5月16日、第1回芸備線再構築協議会幹事会が岡山県岡山市(TKP ガーデンシティ岡山)で開催されました。
この幹事会は、ローカル鉄道を再構築し、利便性と持続可能性の高い地域公共交通の実現に向け、具体的な取り組みについて議論していくため、第1回芸備線再構築協議会で設置が決定されたものです。
今回は、今後の幹事会の進め方などについて協議が行われました。
■主な内容
第1回幹事会では、自治体やJRが保有するアンケート調査の結果など、既存のデータを共有し、今後、芸備線の可能性を最大限追求するための検討を進めることになりました。
また、利用者の増加や地域への波及効果といった議論を進めていく中で、新たに把握の必要が生じたデータの収集などの調査事業を実施することを確認しました。
さらに、幹事会の議事に先立ち、第1回芸備線再構築協議会で本市や広島県が求めた鉄道ネットワークの方向性や、内部補助の考え方などについて、国土交通省およびJR西日本から説明が行われました。
■今後のスケジュール
・7月頃 第2回幹事会
・秋頃 第2回芸備線再構築協議会
・令和7年3月頃 第3回芸備線再構築協議会
再構築協議会に関する対応などを市のホームページに掲載しています
詳しい内容や当日の資料は中国運輸局ホームページに掲載されています
本紙を参照ください
■幹事会での市の意見
(1)国土交通省による説明
・国鉄改革時の日本国有鉄道再建監理委員会では「全国の交通ネットワークについては、原則として、利用者の自由な選択により自動車、鉄道、航空などがそれぞれ特性に応じて役割を分担することにより形成・維持されており、鉄道のみによる全国交通ネットワークを考える必要性に乏しい」と意見されている。

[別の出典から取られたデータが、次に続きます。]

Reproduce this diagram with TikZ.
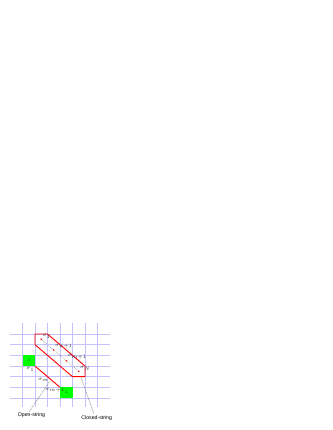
\documentclass[tikz,border=0pt]{standalone}
\usepackage{fontspec}
\setmainfont{Liberation Sans}
\definecolor{gridblue}{RGB}{195,195,255}
\definecolor{plaqgreen}{RGB}{0,255,0}
\begin{document}
\begin{tikzpicture}[x=1pt,y=-1pt,
  gridline/.style={draw=gridblue,line width=0.6pt},
  redline/.style={draw=red,line width=0.9pt,line join=miter},
  greenbox/.style={fill=plaqgreen,minimum width=12.5pt,minimum height=10.667pt,inner sep=0pt,font=\fontsize{3.5}{4}\selectfont,text=black!80},
  rdot/.style={circle,fill=red,inner sep=0pt,minimum size=1.8pt},
  tinylab/.style={font=\fontsize{3.8}{4}\selectfont,inner sep=0.3pt,text=black!80},
  pointer/.style={draw=black!55,line width=0.45pt,dash pattern=on 1pt off 0.8pt},
  caption/.style={font=\fontsize{5.2}{6}\selectfont,inner sep=0pt}]
\useasboundingbox (0,0) rectangle (332,430);
\fill[white] (0,0) rectangle (332,430);
\begin{scope}[shift={(22.5pt,-334pt)},x=12.5pt,y=-10.667pt]
  % grid
  \foreach \i in {0,...,6} {
    \draw[gridline] (\i,-1.03) -- (\i,6.85);
    \draw[gridline] (-1,\i) -- (7,\i);
  }
  % green plaquettes
  \node[greenbox] (g1) at (0.5,2.5) {-1};
  \node[greenbox] (g2) at (3.5,5.5) {-1};
  % closed string
  \draw[redline] (1,0) -- (2,0) -- (5,3) -- (5,4) -- (4,4) -- (1,1) -- cycle;
  % open string
  \draw[redline] (g1.south east) -- (g2.north west);
  % spins on closed string
  \node[rdot] (d1) at (1.5,0.5) {};
  \node[rdot] (d2) at (2.5,1.5) {};
  \node[rdot] (d3) at (3.5,2.5) {};
  \node[rdot] (d4) at (4.5,3.5) {};
  \draw[pointer,draw=black!40] (d1) -- (d2) -- (d3) -- (d4);
  \node[tinylab,anchor=south west] (l1) at (d1.north east) {$\sigma_1$};
  \node[tinylab,anchor=south west] (l2) at (d2.north east) {$\sigma_{n+1}$};
  \node[tinylab,anchor=south west] (l3) at (d3.north east) {$\sigma_{m+1}$};
  \node[tinylab,anchor=south west] (l4) at (d4.north east) {$\sigma_{N}$};
  % spins on open string
  \node[tinylab] (o1) at (0.62,3.3) {$\sigma_1$};
  \node[tinylab] (o2) at (1.68,4.3) {$\sigma_{m}$};
  \node[tinylab] (o3) at (2.6,5.27) {$\sigma_{m+1}$};
  % pointer ends
  \coordinate (pOpen) at (2.2,4.4);
  \coordinate (pClosed) at (4.68,4.08);
\end{scope}
\node[caption] (open) at (31.5,415) {Open-string};
\node[caption] (closed) at (96.7,418) {Closed-string};
\draw[pointer] (open.north) ++(-2,-1) coordinate (oa) -- (pOpen);
\draw[pointer] (closed.north) ++(-3,-2) coordinate (ca) -- (pClosed);
\end{tikzpicture}
\end{document}
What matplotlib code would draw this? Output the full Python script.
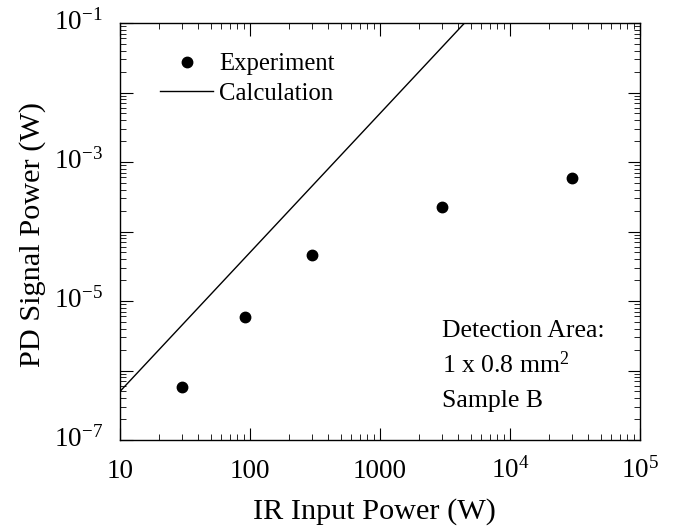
import numpy             as np
import matplotlib
matplotlib.use('Agg')
import matplotlib.pyplot    as plt
import matplotlib.transforms as mtransforms
from matplotlib.ticker import LogLocator, FixedLocator, FixedFormatter, NullFormatter

plt.rcParams['font.family']      = 'Liberation Serif'
plt.rcParams['mathtext.fontset'] = 'custom'
plt.rcParams['mathtext.rm']      = 'Liberation Serif'
plt.rcParams['mathtext.it']      = 'Liberation Serif:italic'
plt.rcParams['xtick.direction']  = 'in'
plt.rcParams['ytick.direction']  = 'in'

# Measured points
exp_x = [30, 92, 300, 3000, 30000]
exp_y = [5.7e-7, 5.9e-6, 4.6e-5, 2.25e-4, 5.9e-4]

# Calculated curve (end points, clipped by the axes)
calc_x = [10, 1e5]
calc_y = [5e-7, 50]

x_ticks       = [10, 100, 1000, 1e4, 1e5]
x_tick_labels = ['10', '100', '1000', r'10$^4$', r'10$^5$']
y_ticks       = [1e-7, 1e-5, 1e-3, 1e-1]
y_tick_labels = [r'10$^{\mathregular{-7}}$', r'10$^{\mathregular{-5}}$',
                 r'10$^{\mathregular{-3}}$', r'10$^{\mathregular{-1}}$']

ticksize  = 19.5
labelsize = 21.8
textsize  = 17.8

fig = plt.figure(figsize=(6.76, 5.27), dpi=100)
ax  = fig.add_axes([120/676, 1 - 440/527, 520/676, 417/527])

ax.plot(calc_x, calc_y, '-', color='black', linewidth=1.0, label='Calculation')
ax.plot(exp_x, exp_y, 'o', color='black', markersize=7.5, label='Experiment')

ax.set_xscale('log')
ax.set_yscale('log')
ax.set_xlim(10, 1e5)
ax.set_ylim(1e-7, 1e-1)

ax.xaxis.set_major_locator(FixedLocator(x_ticks))
ax.xaxis.set_major_formatter(FixedFormatter(x_tick_labels))
ax.xaxis.set_minor_locator(LogLocator(base=10, subs=np.arange(2, 10), numticks=20))
ax.xaxis.set_minor_formatter(NullFormatter())

# only odd decades carry a label on the y axis
ax.yaxis.set_major_locator(LogLocator(base=10, numticks=20))
ax.yaxis.set_minor_locator(LogLocator(base=10, subs=np.arange(2, 10), numticks=20))
ax.yaxis.set_major_formatter(NullFormatter())
ax.yaxis.set_minor_formatter(NullFormatter())
ytrans = mtransforms.offset_copy(ax.get_yaxis_transform(), fig=fig, x=-17, y=-7, units='dots')
for yt, lab in zip(y_ticks, y_tick_labels):
    ax.text(0, yt, lab, transform=ytrans, fontsize=ticksize, ha='right', va='baseline')

ax.tick_params(which='both', direction='in', top=True, right=True, labelsize=ticksize)
ax.tick_params(which='major', length=9, width=0.8)
ax.tick_params(which='minor', length=4.5, width=0.6)
ax.tick_params(axis='x', pad=27.4)
for lab in ax.get_xticklabels():
    lab.set_verticalalignment('baseline')

for spine in ax.spines.values():
    spine.set_linewidth(1.0)

ax.set_xlabel('IR Input Power (W)', fontsize=labelsize)
ax.xaxis.set_label_coords(0.49, -0.14)
ax.set_ylabel('PD Signal Power (W)', fontsize=labelsize)
ax.yaxis.set_label_coords(-0.142, 0.494)

handles, labels = ax.get_legend_handles_labels()
ax.legend(handles[::-1], labels[::-1], loc='upper left', bbox_to_anchor=(0.077, 0.928),
          frameon=False, fontsize=textsize, handlelength=2.15, handletextpad=0.25,
          labelspacing=0.3, borderpad=0, borderaxespad=0)

ax.text(0.619, 0.248, 'Detection Area:', transform=ax.transAxes, fontsize=18.5, va='baseline')
ax.text(0.619, 0.161, r'1 x 0.8 mm$^2$', transform=ax.transAxes, fontsize=18.5, va='baseline')
ax.text(0.619, 0.08, 'Sample B', transform=ax.transAxes, fontsize=18.5, va='baseline')

plt.savefig('out.png', dpi=100)
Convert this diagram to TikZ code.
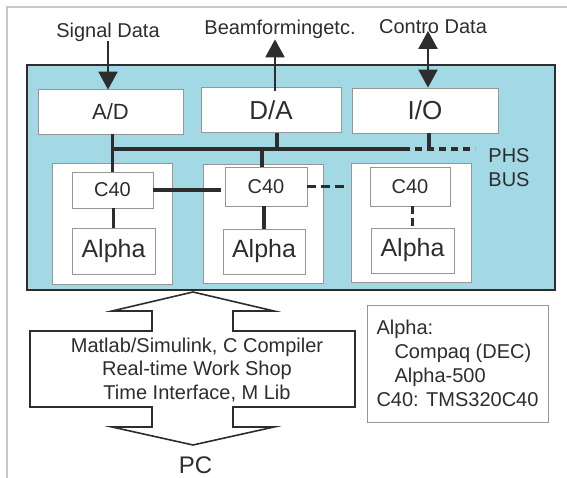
\documentclass[tikz,border=0pt]{standalone}
\usepackage{fontspec}
\setmainfont{Liberation Sans}
\usetikzlibrary{arrows.meta}
\definecolor{cyanbg}{RGB}{163,217,229}
\definecolor{ink}{RGB}{45,45,45}
\definecolor{boxgray}{RGB}{150,150,150}
\definecolor{framegray}{RGB}{200,200,200}
\begin{document}
\begin{tikzpicture}[x=1pt,y=-1pt,
  lbl/.style={inner sep=0pt, text=ink, font=\fontsize{20}{24}\selectfont},
  wbox/.style={draw=boxgray, line width=0.8pt, fill=white, inner sep=0pt, text=ink},
  boardbox/.style={draw=ink, line width=1.6pt, fill=cyanbg, inner sep=0pt, minimum width=528pt, minimum height=225pt},
  cardbox/.style={wbox, minimum width=120pt, minimum height=120pt},
  cbox/.style={wbox, minimum width=81pt, minimum height=37pt, font=\fontsize{20}{24}\selectfont},
  abox/.style={wbox, minimum width=83pt, minimum height=45pt, font=\fontsize{25}{30}\selectfont},
  iobox/.style={wbox, minimum height=45pt},
  bus/.style={draw=ink, line width=3.5pt},
  dbus/.style={draw=ink, line width=3.5pt, dash pattern=on 9pt off 5pt},
  arr/.style={draw=ink, line width=2.2pt, -{Triangle[width=19pt,length=18pt]}},
  arrtwo/.style={draw=ink, line width=2.2pt, {Triangle[width=19pt,length=18pt]}-{Triangle[width=19pt,length=18pt]}},
  fatarrow/.style={draw=ink, line width=1.6pt, fill=white, line join=miter}
]
\useasboundingbox (0,0) rectangle (567,478);
% outer frame
\draw[framegray, line width=1.5pt] (7,478) -- (7,7) -- (567,7);

% board
\node[boardbox] (board) at (291,177.5) {};

% top boxes
\node[iobox, minimum width=145pt, font=\fontsize{22}{26}\selectfont] (ad) at (110.5,111.5) {A/D};
\node[iobox, minimum width=140pt, font=\fontsize{26}{30}\selectfont] (da) at (271,110) {D/A};
\node[iobox, minimum width=146pt, font=\fontsize{26}{30}\selectfont] (io) at (425,110.5) {I/O};

% cards
\node[cardbox, minimum height=121pt] (k1) at (112,223.5) {};
\node[cardbox, minimum height=119pt] (k2) at (263,223.5) {};
\node[cardbox, minimum height=119pt] (k3) at (411,222.5) {};

\node[cbox, minimum height=36pt] (c1) at (112.5,190) {C40};
\node[cbox, minimum width=82pt, minimum height=39pt] (c2) at (266,186.5) {C40};
\node[cbox, minimum width=80pt, minimum height=39pt] (c3) at (410,186.5) {C40};

\node[abox, minimum height=46pt] (a1) at (113.5,251) {Alpha};
\node[abox, minimum width=82pt] (a2) at (264,251.5) {Alpha};
\node[abox] (a3) at (412.5,250.5) {Alpha};

% bus coordinates
\coordinate (busL) at (112.5,149);
\coordinate (busS) at (410,149);
\coordinate (busE) at (475,149);
\coordinate (busDA) at (277,149);
\coordinate (busK2) at (262,149);
\coordinate (busIO) at (429,149);

\draw[bus] (busL) -- (busS);
\draw[bus, dash pattern=on 7pt off 5pt, dash phase=7pt] (busS) -- (busE);
\draw[bus] (c1.north |- ad.south) -- (c1.north);
\draw[bus] (busDA |- da.south) -- (busDA);
\draw[bus] (busK2) -- (busK2 |- c2.north);
\draw[bus] (busIO |- io.south) -- (busIO);

% card links
\draw[bus] (c1.east) -- ([xshift=-4pt]c1.east -| c2.west);
\draw[dbus] (c2.east) -- ([xshift=-2pt]c2.east -| k3.west);
\draw[bus] (a1.north |- c1.south) -- (a1.north);
\draw[bus] (a2.north |- c2.south) -- (a2.north);
\draw[bus, dash pattern=on 8pt off 4pt] (c3.south -| a3.north) -- (a3.north);

\node[lbl, align=center] (phs) at (509,167.9) {PHS\\BUS};

% top labels and arrows
\node[lbl, anchor=base] (sig) at (108,37.3) {Signal Data};
\node[lbl, anchor=base] (beam) at (280,35) {Beamformingetc.};
\node[lbl, anchor=base] (ctl) at (433,33.5) {Contro Data};
\coordinate (bx) at (275,0);
\coordinate (cx) at (428,0);
\draw[arr] ([yshift=1pt]sig.south) -- ([yshift=-1pt]sig.south |- ad.north);
\draw[arr] ([yshift=-4pt]da.north -| bx) -- (beam.south -| bx);
\draw[arrtwo] (io.north -| cx) -- ([yshift=3pt]ctl.south -| cx);

% big double arrow to PC
\draw[fatarrow] (193,292) -- (274,311) -- (233,311) -- (233,331) -- (355,331) -- (355,407)
  -- (233,407) -- (233,427) -- (274,427) -- (193,445) -- (112,427) -- (152,427)
  -- (152,407) -- (30,407) -- (30,331) -- (152,331) -- (152,311) -- (112,311) -- cycle;
\node[lbl, align=center, font=\fontsize{20}{23.5}\selectfont] (sw) at (197,369.7)
  {Matlab/Simulink, C Compiler\\Real-time Work Shop\\Time Interface, M Lib};
\node[lbl, anchor=base, font=\fontsize{24}{28}\selectfont] (pc) at (195.5,473) {PC};

% legend
\node[wbox, align=left, minimum width=181pt, minimum height=117pt, font=\fontsize{20}{24}\selectfont] (leg) at (457.5,363.5)
  {Alpha:\\\hspace*{18pt}Compaq (DEC)\\\hspace*{18pt}Alpha-500\\C40: TMS320C40};
\end{tikzpicture}
\end{document}
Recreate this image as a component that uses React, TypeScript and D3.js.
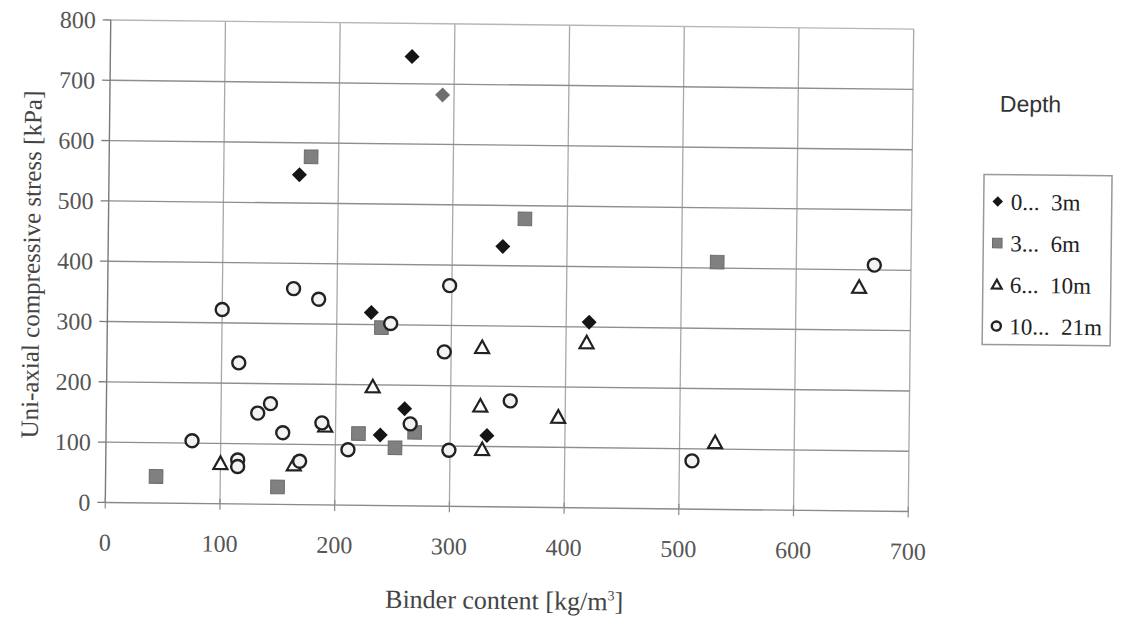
import * as d3 from "d3";

// binder content [kg/m3], uni-axial compressive stress [kPa]
const depth0to3: [number, number][] = [
  [263, 745], [290, 682], [166, 547], [344, 432], [420, 308],
  [230, 320], [260, 161], [239, 117], [332, 118],
];
const depth3to6: [number, number][] = [
  [176, 577], [363, 478], [531, 410], [239, 295], [269, 122],
  [220, 119], [252, 96], [44, 44], [150, 29],
];
const depth6to10: [number, number][] = [
  [655, 371], [418, 274], [327, 264], [232, 197], [326, 167], [394, 150],
  [191, 131], [531, 111], [328, 95], [100, 67], [164, 66],
];
const depth10to21: [number, number][] = [
  [668, 408], [162, 358], [184, 341], [298, 366], [100, 322], [247, 302],
  [294, 256], [115, 234], [352, 176], [143, 167], [132, 151], [188, 136],
  [265, 136], [154, 119], [75, 104], [211, 92], [299, 93], [115, 73],
  [115, 62], [169, 72], [511, 80],
];

const xTicks = [0, 100, 200, 300, 400, 500, 600, 700];
const yTicks = [0, 100, 200, 300, 400, 500, 600, 700, 800];
const legendLabels = ["0...  3m", "3...  6m", "6...  10m", "10...  21m"];

const W = 1131;
const H = 617;
const serif = "'Liberation Serif', 'Times New Roman', serif";

type Shape = "diamond" | "square" | "triangle" | "circle";

function Marker({ shape, x, y, s = 1, fill }: { shape: Shape; x: number; y: number; s?: number; fill?: string }) {
  if (shape === "diamond") {
    const r = 7.5 * s;
    return <path d={`M${x},${y - r}L${x + r},${y}L${x},${y + r}L${x - r},${y}Z`} fill={fill || "#151515"} />;
  }
  if (shape === "square") {
    const h = 6.8 * s;
    return <rect x={x - h} y={y - h} width={2 * h} height={2 * h} fill="#808080" stroke="#6a6a6a" strokeWidth={1} />;
  }
  if (shape === "triangle") {
    const h = 7 * s;
    return (
      <path
        d={`M${x},${y - h}L${x + h},${y + h * 0.8}L${x - h},${y + h * 0.8}Z`}
        fill="#fff"
        stroke="#222"
        strokeWidth={2.2}
      />
    );
  }
  return <circle cx={x} cy={y} r={6.5 * s} fill="#f3f3f3" stroke="#222" strokeWidth={2.4} />;
}

export default function App() {
  const x = d3.scaleLinear().domain([0, 700]).range([108, 911]);
  const y = d3.scaleLinear().domain([0, 800]).range([507, 24.5]);

  const series: { data: [number, number][]; shape: Shape }[] = [
    { data: depth0to3, shape: "diamond" },
    { data: depth3to6, shape: "square" },
    { data: depth6to10, shape: "triangle" },
    { data: depth10to21, shape: "circle" },
  ];

  const rowY = (i: number) => 196 + i * 41.5;

  return (
    <svg width={W} height={H} style={{ position: "absolute", left: 0, top: 0, background: "#fff" }}>
      {/* the scanned figure sits slightly skewed */}
      <g transform="rotate(0.65, 507, 265)">
        {xTicks.slice(1).map((t) => (
          <line key={"vx" + t} x1={x(t)} x2={x(t)} y1={y(800)} y2={y(0)} stroke="#a9a9a9" strokeWidth={1.3} />
        ))}
        {yTicks.slice(1).map((t) => (
          <line
            key={"hy" + t}
            x1={x(0)}
            x2={x(700)}
            y1={y(t)}
            y2={y(t)}
            stroke={t === 800 ? "#b5b5b5" : "#8e8e8e"}
            strokeWidth={1.4}
          />
        ))}
        <line x1={x(0)} x2={x(0)} y1={y(800)} y2={y(0)} stroke="#7a7a7a" strokeWidth={1.4} />
        <line x1={x(0)} x2={x(700)} y1={y(0)} y2={y(0)} stroke="#8a8a8a" strokeWidth={1.4} />
        {yTicks.map((t) => (
          <line key={"yt" + t} x1={x(0) - 8} x2={x(0)} y1={y(t)} y2={y(t)} stroke="#7a7a7a" strokeWidth={1.3} />
        ))}
        {xTicks.map((t) => (
          <line key={"xt" + t} x1={x(t)} x2={x(t)} y1={y(0) - 5} y2={y(0) + 6} stroke="#8a8a8a" strokeWidth={1.2} />
        ))}
        {yTicks.map((t) => (
          <text key={"yl" + t} x={93} y={y(t)} dy="0.35em" textAnchor="end" fontFamily={serif} fontSize={24} fill="#555">
            {t}
          </text>
        ))}
        {xTicks.map((t) => (
          <text key={"xl" + t} x={x(t)} y={555} textAnchor="middle" fontFamily={serif} fontSize={24} fill="#555">
            {t}
          </text>
        ))}
        <text x={508} y={609} textAnchor="middle" fontFamily={serif} fontSize={26} fill="#444">
          Binder content [kg/m
          <tspan dy={-10} fontSize={14}>3</tspan>
          <tspan dy={10}>]</tspan>
        </text>
        <text
          transform="translate(31, 270) rotate(-90)"
          dy="0.35em"
          textAnchor="middle"
          fontFamily={serif}
          fontSize={25}
          fill="#444"
        >
          Uni-axial compressive stress [kPa]
        </text>

        {series.map((s, si) =>
          s.data.map(([bx, st], i) => (
            <Marker
              key={si + "-" + i}
              shape={s.shape}
              x={x(bx)}
              y={y(st)}
              fill={si === 0 && i === 1 ? "#6e6e6e" : undefined}
            />
          ))
        )}

        <text x={998} y={98} dy="0.35em" fontFamily="'Liberation Sans', Arial, sans-serif" fontSize={23} fill="#333">
          Depth
        </text>
        <rect x={983} y={169} width={128} height={170} fill="#fff" stroke="#999" strokeWidth={1.5} />
        {legendLabels.map((lab, i) => (
          <g key={lab}>
            <Marker shape={series[i].shape} x={997} y={rowY(i)} s={0.7} />
            <text
              x={1010}
              y={rowY(i)}
              dy="0.35em"
              fontFamily={serif}
              fontSize={23}
              fill="#222"
              style={{ whiteSpace: "pre" }}
            >
              {lab}
            </text>
          </g>
        ))}
      </g>
    </svg>
  );
}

・JR上場4社に対しては、JR会社法に基づく大臣指針を踏まえ、路線の適切な維持に努めるよう指導している。
▽市の意見
・第1回協議会で議長(中国運輸局長)から鉄道ネットワークの維持に関する論点は、令和4年7月に取りまとめられた国の有識者検討会の提言で、既に国土交通省が一定の整理をしていると発言されたが、本提言はコロナ禍における鉄道輸送量の減少や大幅な赤字を「現状」として前置きしており、現在のJR各社の経営状況は、当時の危機的状況とは異なる状況にある。
・JR各社は、国鉄改革時に当時の不採算路線を含め、事業全体で採算が確保できるよう、事業用固定資産の承継などが行われた経緯を踏まえると、内部補助を前提とし、引き続きJR西日本が当該区間の運行を担うほうが、持続可能性が高いと考える。
(2)JR西日本による説明
民間企業として、大量輸送性を発揮できていない利用の少ないローカル鉄道に対して、利便性や生産性を高める設備投資などを単独で行うことは困難である。
▽市の意見
設備投資などを単独で行うことが困難とする理由の説明がなかったが、財政的な理由であれば、本市も要望し、全国市長会からの提言にもあるとおり、国の責任でJRを含めた鉄道事業者の持続的かつ安定的な経営が確保できるよう運行経費の支援など積極的な対策を講じていただきたい。財政面以外の理由であれば、その理由を明確に示していただく必要があるのではないかと考える。
■協議の進め方に対する市の意見
市の交通がどうあるべきか考える中で、廃止代替バスや市営バスが厳しい状態であることも把握していただきたい。その上で、交通体系をどう効率的に組み合わせれば、地域内の移動を支えていくことができるかについて、実態を踏まえて協議していきたいと考えている。